Guerra híbrida na Bolívia entra em nova fase e EUA querem “mudança de regime” até 2025

Comando Sul dos EUA, chefiado por Laura Richardson, já aplica ações de desestabilização de olho no lítio e na possível entrada da Bolívia no Brics
Carlos Fazio
La Jornada
Cidade do México

Tradução:

Ana Corbisier

Graças à chefe do Comando Sul do Pentágono, general Laura Richardson, principal protagonista e executora da diplomacia de guerra da Casa Branca e do Estado profundo (deep state) na América do Sul, e centrada na ação desestabilizadora interna da experimentada encarregada de Negócios dos Estados Unidos em La Paz, Debra Hevia, começou uma nova fase da guerra híbrida que busca consumar a política de “mudança de regime” na Bolívia no quadro das eleições presidenciais de 2025.
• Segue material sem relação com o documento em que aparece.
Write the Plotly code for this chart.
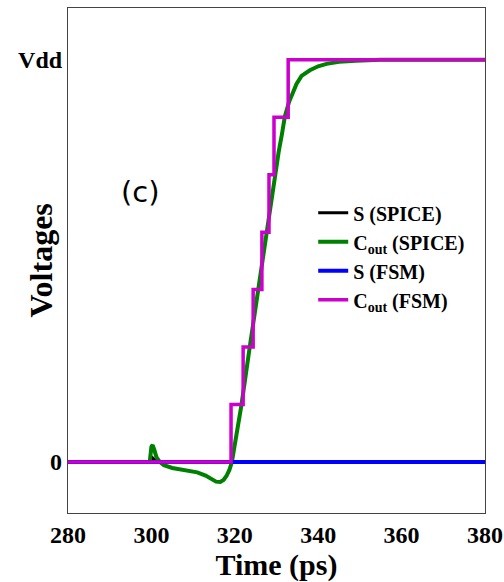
import plotly.graph_objects as go

# SPICE output voltage (normalised to Vdd)
t_cout_spice = [280, 299.6, 300.0, 300.3, 300.7, 301.2, 302, 303, 305, 308, 311, 313, 314.5, 315.5,
                316.5, 317.3, 318, 318.7, 319.3, 320, 321, 321.6, 323.6, 325.6, 327.6, 329.5, 330.5,
                331.3, 332, 333, 334, 334.8, 336, 338, 340, 342, 345, 349, 355, 380]
v_cout_spice = [0, 0, 0.038, 0.042, 0.03, 0.012, 0.0, -0.008, -0.015, -0.02, -0.026, -0.034, -0.044, -0.049,
                -0.05, -0.045, -0.035, -0.02, 0, 0.04, 0.105, 0.142, 0.287, 0.432, 0.575, 0.71, 0.77,
                0.815, 0.859, 0.895, 0.922, 0.94, 0.96, 0.974, 0.984, 0.99, 0.995, 0.998, 1.0, 1.0]

# S (SPICE)
t_s_spice = [280, 299.6, 300.3, 301.2, 380]
v_s_spice = [0, 0, 0.01, 0, 0]

# S (FSM)
t_s_fsm = [280, 380]
v_s_fsm = [0, 0]

# FSM output (stepwise)
t_cout_fsm = [280, 319.1, 322, 324.4, 326.5, 328.2, 329.4, 332.8, 380]
v_cout_fsm = [0, 0.143, 0.286, 0.429, 0.571, 0.714, 0.857, 1.0, 1.0]

x_ticks = [280, 300, 320, 340, 360, 380]
y_tickvals = [0, 1]
y_ticktext = ["0", "Vdd"]

serif = "Liberation Serif"

fig = go.Figure()
fig.add_trace(go.Scatter(x=t_s_spice, y=v_s_spice, mode="lines", name="S (SPICE)",
                         line=dict(color="black", width=3)))
fig.add_trace(go.Scatter(x=t_cout_spice, y=v_cout_spice, mode="lines", name="C<sub>out</sub> (SPICE)",
                         line=dict(color="#008000", width=4)))
fig.add_trace(go.Scatter(x=t_s_fsm, y=v_s_fsm, mode="lines", name="S (FSM)",
                         line=dict(color="#0000ff", width=4)))
fig.add_trace(go.Scatter(x=t_cout_fsm, y=v_cout_fsm, mode="lines", name="C<sub>out</sub> (FSM)",
                         line=dict(color="#cc00cc", width=3.5, shape="hv")))

fig.update_layout(
    width=504, height=582,
    margin=dict(l=68, r=19, t=8, b=69),
    paper_bgcolor="white", plot_bgcolor="white",
    font=dict(family=serif, color="black", size=18, weight="bold"),
    legend=dict(x=0.588, y=0.633, xanchor="left", yanchor="top",
                bgcolor="rgba(0,0,0,0)", font=dict(size=20, family=serif, weight="bold"),
                tracegroupgap=0),
    showlegend=True,
    annotations=[
        dict(text="(c)", x=0.173, y=0.636, xref="paper", yref="paper", xanchor="center", yanchor="middle",
             showarrow=False, font=dict(family="DejaVu Sans", size=29, color="black", weight="normal")),
        dict(text="Voltages", x=-0.067, y=0.5, xref="paper", yref="paper", textangle=-90,
             xanchor="center", yanchor="middle",
             showarrow=False, font=dict(family=serif, size=32, color="black", weight="bold")),
    ],
)
fig.update_xaxes(range=[280, 380], tickvals=x_ticks, showgrid=False, zeroline=False, automargin=False,
                 showline=True, mirror=True, linecolor="#444", linewidth=1.2,
                 ticks="", tickfont=dict(size=24, family=serif, weight="bold"),
                 title=dict(text="Time (ps)", font=dict(size=30, family=serif, weight="bold"), standoff=0))
fig.update_yaxes(range=[-0.127, 1.129], tickvals=y_tickvals, ticktext=y_ticktext, showgrid=False,
                 zeroline=False, showline=True, mirror=True, linecolor="#444", linewidth=1.2, automargin=False,
                 ticks="", tickfont=dict(size=24, family=serif, weight="bold"))

fig.write_html("out.html", config={"displayModeBar": False},
               post_script="document.body.style.margin='0';")
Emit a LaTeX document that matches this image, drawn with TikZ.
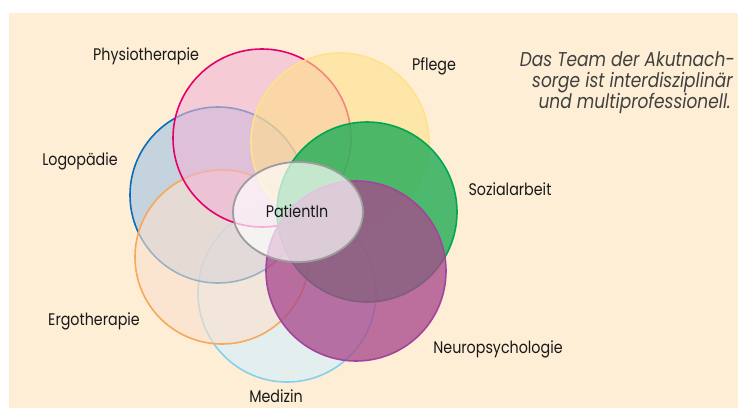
\documentclass[tikz,border=0pt]{standalone}
\usepackage{fontspec}
\setmainfont{Poppins}[FakeStretch=0.85]
\usetikzlibrary{shapes.geometric}
\definecolor{cream}{RGB}{254,238,213}
\definecolor{logoF}{RGB}{159,193,231}\definecolor{logoD}{RGB}{11,109,181}
\definecolor{physF}{RGB}{239,180,213}\definecolor{physD}{RGB}{229,0,109}
\definecolor{pflF}{RGB}{255,223,138}\definecolor{pflD}{RGB}{255,225,143}
\definecolor{ergoF}{RGB}{252,224,205}\definecolor{ergoD}{RGB}{247,168,90}
\definecolor{medF}{RGB}{209,240,255}\definecolor{medD}{RGB}{134,208,238}
\definecolor{sozF}{RGB}{45,176,92}\definecolor{sozD}{RGB}{0,166,81}
\definecolor{neuF}{RGB}{168,72,140}\definecolor{neuD}{RGB}{163,68,156}
\definecolor{patD}{RGB}{157,157,157}
\definecolor{txt}{RGB}{25,25,25}
\tikzset{
  ring/.style={circle,minimum size=#1,inner sep=0pt,line width=1.6pt},
  lbl/.style={font=\fontsize{16.8}{18}\selectfont,text=txt,inner sep=0pt,anchor=base},
  note/.style={font=\fontsize{20}{22}\selectfont\itshape,text={black!75},inner sep=0pt,anchor=base east}
}
\begin{document}
\begin{tikzpicture}[x=1pt,y=-1pt]
\useasboundingbox (0,0) rectangle (738,408);
\fill[white] (0,0) rectangle (738,408);
\fill[cream] (9,13) rectangle (738,408);
\node[ring=178pt,draw=medD,fill=medF,fill opacity=0.6] (med) at (287,293) {};
\node[ring=176pt,draw=logoD,fill=logoF,fill opacity=0.6] (logo) at (218,195) {};
\node[ring=174pt,draw=ergoD,fill=ergoF,fill opacity=0.6] (ergo) at (222,257) {};
\node[ring=178pt,draw=physD,fill=physF,fill opacity=0.6] (phys) at (262,138) {};
\node[ring=178pt,draw=pflD,fill=pflF,fill opacity=0.6] (pfl) at (340,142) {};
\node[ring=180pt,draw=sozD,fill=sozF,fill opacity=0.85] (soz) at (367,212) {};
\node[ring=180pt,draw=neuD,fill=neuF,fill opacity=0.76] (neu) at (356,271) {};
\node[ellipse,minimum width=130pt,minimum height=100pt,inner sep=0pt,line width=1.8pt,draw=patD,fill=white,fill opacity=0.68] (pat) at (298,212) {};
\node[lbl] (tpat) at (297,217) {PatientIn};
\node[lbl] (tphys) at (146,60) {Physiotherapie};
\node[lbl] (tpfl) at (434,70) {Pflege};
\node[lbl] (tlogo) at (80,165.5) {Logopädie};
\node[lbl] (tsoz) at (510,195) {Sozialarbeit};
\node[lbl] (tergo) at (94,325) {Ergotherapie};
\node[lbl] (tneu) at (498,353) {Neuropsychologie};
\node[lbl] (tmed) at (276,402) {Medizin};
\node[note] (n1) at (735,66) {Das Team der Akutnach-};
\node[note] (n2) at (733,87) {sorge ist interdisziplinär};
\node[note] (n3) at (731,108) {und multiprofessionell.};
\end{tikzpicture}
\end{document}
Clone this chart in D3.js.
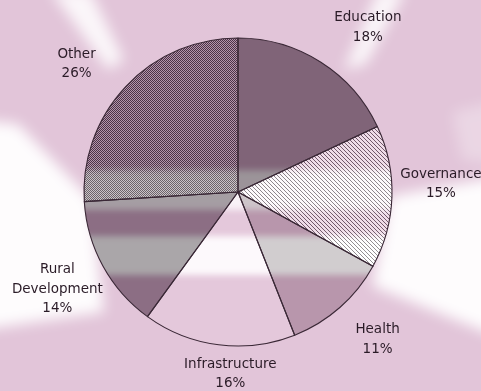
<!DOCTYPE html>
<html>
<head>
<meta charset="utf-8">
<script src="https://cdn.jsdelivr.net/npm/d3@7"></script>
<style>
  html, body { margin: 0; padding: 0; background: #e2c5d9; }
  svg { display: block; }
  text { font-family: "DejaVu Sans", Verdana, sans-serif; font-size: 13.5px; fill: #2a1b27; }
</style>
</head>
<body>
<svg id="chart" width="481" height="391"></svg>
<script>
// Funding share by sector (percent)
const categories = ["Education", "Governance", "Health", "Infrastructure", "Rural Development", "Other"];
const shares = [18, 15, 11, 16, 14, 26];
const labelLines = [["Education"], ["Governance"], ["Health"], ["Infrastructure"], ["Rural", "Development"], ["Other"]];

// slice fills (solid colours or pattern ids defined below)
const sliceFills = ["#806478", "url(#hatch)", "#b896ac", "#e4c8db", "#8c6e84", "url(#checker)"];
// small nudges that move each label box off the centroid ray
const labelNudge = [[20, 7], [-2, -16], [4, -8], [18, -23], [-1, -3], [-12, 11]];

const W = 481, H = 391;
const cx = 238, cy = 192, R = 154, labelR = 205, lineH = 19.5;

const svg = d3.select("#chart");
const defs = svg.append("defs");

// diagonal hatch
const hatch = defs.append("pattern").attr("id", "hatch")
  .attr("patternUnits", "userSpaceOnUse").attr("width", 4).attr("height", 4);
hatch.append("rect").attr("width", 4).attr("height", 4).attr("fill", "#efdce8");
hatch.append("path").attr("d", "M-1,-1L5,5M-1,3L1,5M3,-1L5,1")
  .attr("stroke", "#5a4054").attr("stroke-width", 0.85);

// fine checker dots
const checker = defs.append("pattern").attr("id", "checker")
  .attr("patternUnits", "userSpaceOnUse").attr("width", 2).attr("height", 2);
checker.append("rect").attr("width", 2).attr("height", 2).attr("fill", "#b495ab");
checker.append("rect").attr("x", 0).attr("y", 0).attr("width", 1).attr("height", 1).attr("fill", "#4b3347");
checker.append("rect").attr("x", 1).attr("y", 1).attr("width", 1).attr("height", 1).attr("fill", "#4b3347");

// soft blur for the background light streaks
defs.append("filter").attr("id", "soft").attr("x", "-50%").attr("y", "-50%").attr("width", "200%").attr("height", "200%")
  .append("feGaussianBlur").attr("stdDeviation", 7);

// washed-out grey look for the light bands crossing the pie
const wash = defs.append("filter").attr("id", "wash").attr("color-interpolation-filters", "sRGB");
const k = 0.93, off = 0.215;
wash.append("feColorMatrix").attr("type", "matrix").attr("values", [
  0.30 * k, 0.59 * k, 0.11 * k, 0, off + 0.01,
  0.30 * k, 0.59 * k, 0.11 * k, 0, off - 0.005,
  0.30 * k, 0.59 * k, 0.11 * k, 0, off + 0.005,
  0, 0, 0, 1, 0].join(" "));

const bandBlur = defs.append("filter").attr("id", "bandBlur").attr("x", "-10%").attr("y", "-50%").attr("width", "120%").attr("height", "200%");
bandBlur.append("feGaussianBlur").attr("stdDeviation", "0 3");

const bandMask = defs.append("mask").attr("id", "bands").attr("maskUnits", "userSpaceOnUse")
  .attr("x", 0).attr("y", 0).attr("width", W).attr("height", H);
const bandG = bandMask.append("g").attr("filter", "url(#bandBlur)");
bandG.append("rect").attr("x", 0).attr("y", 170).attr("width", W).attr("height", 40).attr("fill", "#d8d8d8");
bandG.append("rect").attr("x", 0).attr("y", 236).attr("width", W).attr("height", 39).attr("fill", "#ffffff");

// background
svg.append("rect").attr("width", W).attr("height", H).attr("fill", "#e2c5d9");

// light streaks behind the pie
const streaks = [
  [[50, -10], [90, -10], [124, 60], [108, 70]],
  [[378, -10], [406, -10], [366, 64], [344, 70]],
  [[-20, 120], [18, 124], [92, 200], [104, 312], [-20, 330]],
  [[390, 196], [500, 176], [500, 338], [372, 286]],
  [[452, 112], [500, 100], [500, 164], [462, 160]]
];
svg.append("g").attr("filter", "url(#soft)")
  .selectAll("path").data(streaks).join("path")
  .attr("d", d => "M" + d.join("L") + "Z")
  .attr("fill", "#ffffff").attr("opacity", (d, i) => i === 4 ? 0.3 : (i < 2 ? 0.85 : 0.95));

const data = categories.map((c, i) => ({ name: c, value: shares[i], fill: sliceFills[i], lines: labelLines[i], i }));
const pie = d3.pie().sort(null).value(d => d.value);
const arcs = pie(data);
const arc = d3.arc().innerRadius(0).outerRadius(R);
const labelArc = d3.arc().innerRadius(labelR).outerRadius(labelR);

const g = svg.append("g").attr("transform", `translate(${cx},${cy})`);

// slices
g.append("g").selectAll("path").data(arcs).join("path")
  .attr("d", arc).attr("fill", d => d.data.fill);

// same slices, greyed, seen through the light bands
g.append("g").attr("mask", "url(#bands)").attr("transform", `translate(${-cx},${-cy})`)
  .append("g").attr("filter", "url(#wash)").attr("transform", `translate(${cx},${cy})`)
  .selectAll("path").data(arcs).join("path")
  .attr("d", arc).attr("fill", d => d.data.fill);

// outlines
g.append("g").selectAll("path").data(arcs).join("path")
  .attr("d", arc).attr("fill", "none")
  .attr("stroke", "#3a2836").attr("stroke-width", 1.1).attr("stroke-linejoin", "round");

// labels
const labels = g.append("g").selectAll("text").data(arcs).join("text")
  .attr("text-anchor", "middle")
  .attr("transform", d => {
    const [x, y] = labelArc.centroid(d);
    const n = d.data.lines.length + 1;
    const nd = labelNudge[d.data.i];
    const top = y + nd[1] - ((n - 1) * lineH) / 2 + 5;
    return `translate(${x + nd[0]},${top})`;
  });
labels.each(function(d) {
  const t = d3.select(this);
  const rows = d.data.lines.concat([d.data.value + "%"]);
  rows.forEach((r, j) => t.append("tspan").attr("x", 0).attr("y", j * lineH).text(r));
});
</script>
</body>
</html>
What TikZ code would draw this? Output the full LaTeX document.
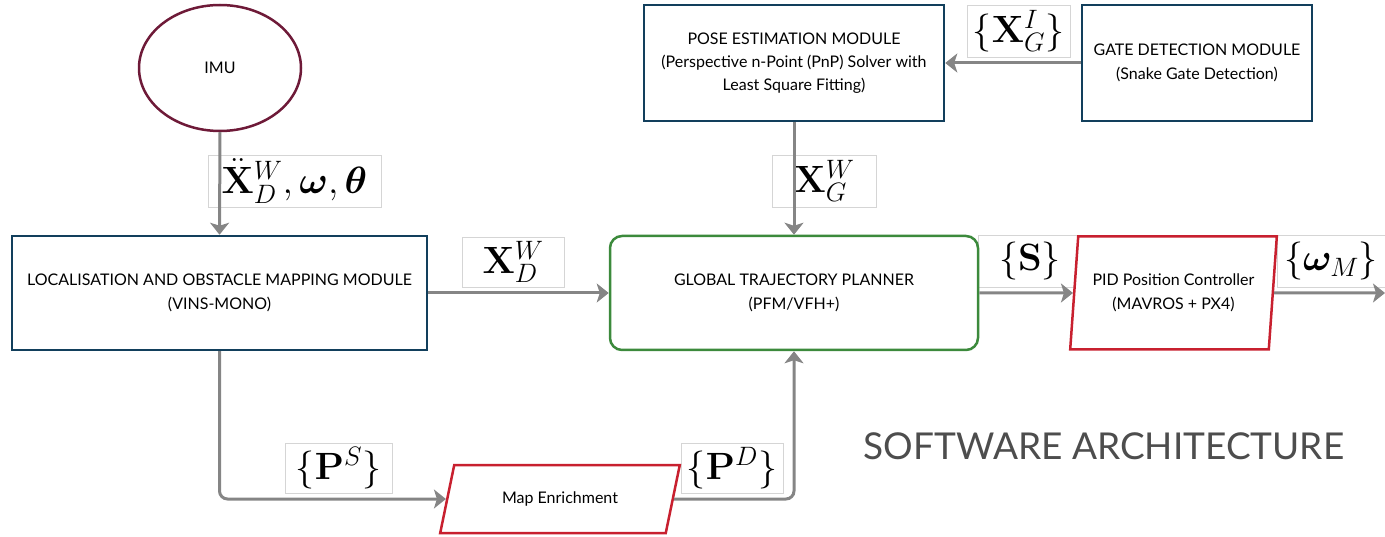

Os motivos do renovado esforço para desencadear uma “revolução colorida” no país sul-americano foram explicitados publicamente em várias ocasiões pela própria Richardson desde 2022: a Bolívia tem as maiores reservas mundiais de lítio, considerado uma das prioridades estratégicas do Departamento de Defesa dos Estados Unidos (a serviço dos interesses dos principais fundos de investimento globais: BlackRock, Vanguard e outros, assim como das corporações do complexo digital financeiro) em sua guerra geopolítica e geoeconômica por recursos naturais e mercados contra a China; e, além disso, o presidente boliviano Luis Arce impulsiona um processo soberanista de industrialização deste metal alcalino, razão pela qual, da ótica imperial e na linguagem orwelliana da general de quatro estrelas do Comando Sul, deve ser tratado propagandisticamente na mídia hegemônica como um “governo corrupto” à frente de um “narcoestado”; cartada principal desde o fim da guerra fria (quando o inimigo era o “comunismo de Moscou”) para acender um novo ciclo de violência fratricida –como o Plano Colômbia de Andrés Pastrana e Bill Clinton e a Iniciativa Mérida no México de Felipe Calderón–, propiciadora de um golpe brando ou de uma intervenção militar direta, em interação com o coringa da luta contra o terrorismo.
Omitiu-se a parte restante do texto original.